A < À < Á <Â < Ã < Ä < B
CZ < CÅ < Ç < CH < Ch < D < E < È < É < Ê < Ë
I < Ì < Í < Î < Ï < J
LZ < LÅ < LL < LI < M
N < Ñ < O
O < Ò < Ó< Ô < Õ < Ö < Œ < P
U < Ù < Ú < Û < Ü <V
Y < Ÿ < Z <Æ< Ø < Å
a < à < á < â < ã < ä < b
cz < câ < ç < cH < ch < d < e < è < é < ê < ë
i < ì < í < î < ï < j
lz < lå < lL < ll < m
n < ñ < o
o < ò < ó < ô < õ < ö < œ < p
ss < ß < st
u < ù < ú < û < ü < v
y < ÿ < z < æ < ø < å
Examples:
loop < llama
cote < côte < czar < cæsar < chair
The pattern matching rules are:
If you have special needs that are not met by the available collation sequences, you can write your own. Ingres allows you to write a collation sequence that has any of the following characteristics:
Keep the following points in mind as you design and test your custom collation file:
Because of these problems, we suggest that you do not use information loss sequences and the hash storage structure together.
To create a customized collation sequence, follow these steps:
To define a custom collation sequence you must create a description file, which consists of a list of "instructions" that, taken as a whole, describe the collation sequence. Each instruction must appear on a separate line in the file.
The format of each instruction is:
value:string
where:
Determines the numerical weight assigned to string. (The internal numerical weight of each character determines where a character appears in the sort order.)
The value can have any of the following formats:
Instructs sorting of the specified string after the specified character and before the next higher-weighted character in the character set. For example, in the following instruction, string1 is mapped as a single character that is ordered immediately after the letter H and before I in a sorted sequence:
H+1:string1
In the following instruction, string2 sorts after string1 and before the letter I.
H+2:string2
You can specify H+1:string or Hz+1:string and both sorts in the same manner, that is, after H and before I. However, the two examples do not behave the same when pattern matching is applied. To illustrate using an example from the Spanish language, the following instruction maps CH as a single character that exists between C and D:
C+1:CH
If you ask for a pattern match using the format C%, instances of CH are not returned. The alternative, Cz+1:CH, maps CH into two characters, C and a virtual character just after z. This causes CH to match as two characters. A pattern match using the format C% finds the instances of CH.
Sorts the specified string as the equivalent of the specified charstring. For example, in the following instruction, the word tax sorts as if it were the word revenue:
revenue:tax
Gives the specified string the internal numerical weight specified by given number.

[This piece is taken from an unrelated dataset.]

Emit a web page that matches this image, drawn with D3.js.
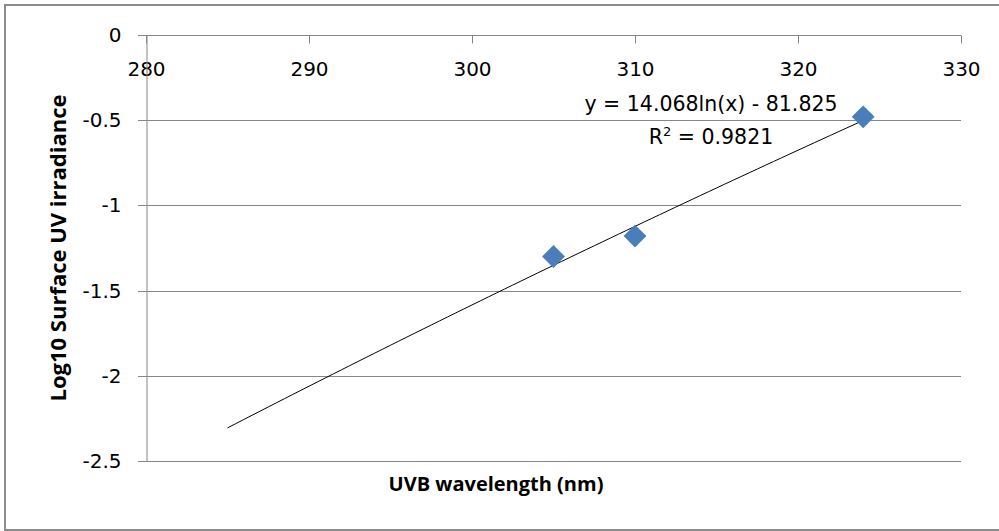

The number must be between 0 and 32766. The weighting of a character in this manner is less portable than giving the character a relative weight.
Causes the specified string to be ignored when collation is performed. For example, in the following instruction, the "?"is ignored whenever collation takes place.
+*:?
When no value is specified (the instruction takes the form: string), the collation compiler ignores the instruction. Use this format to insert comments into your collation sequence. For example:
:This is a comment
Is any character or character string. An empty string causes a syntax error.
The aducompile utility compiles your description file into a binary file and installs that file as a collation sequence that can be used. You must be the installation owner to use this utility. Be sure to give your resulting collation file a unique name so that you do not overwrite any existing collation files.
Your new collation sequence is located at $II_SYSTEM/ingres/files/collation/collation_name.
Note: In UNIX, all system users must have rights to read the new collation file.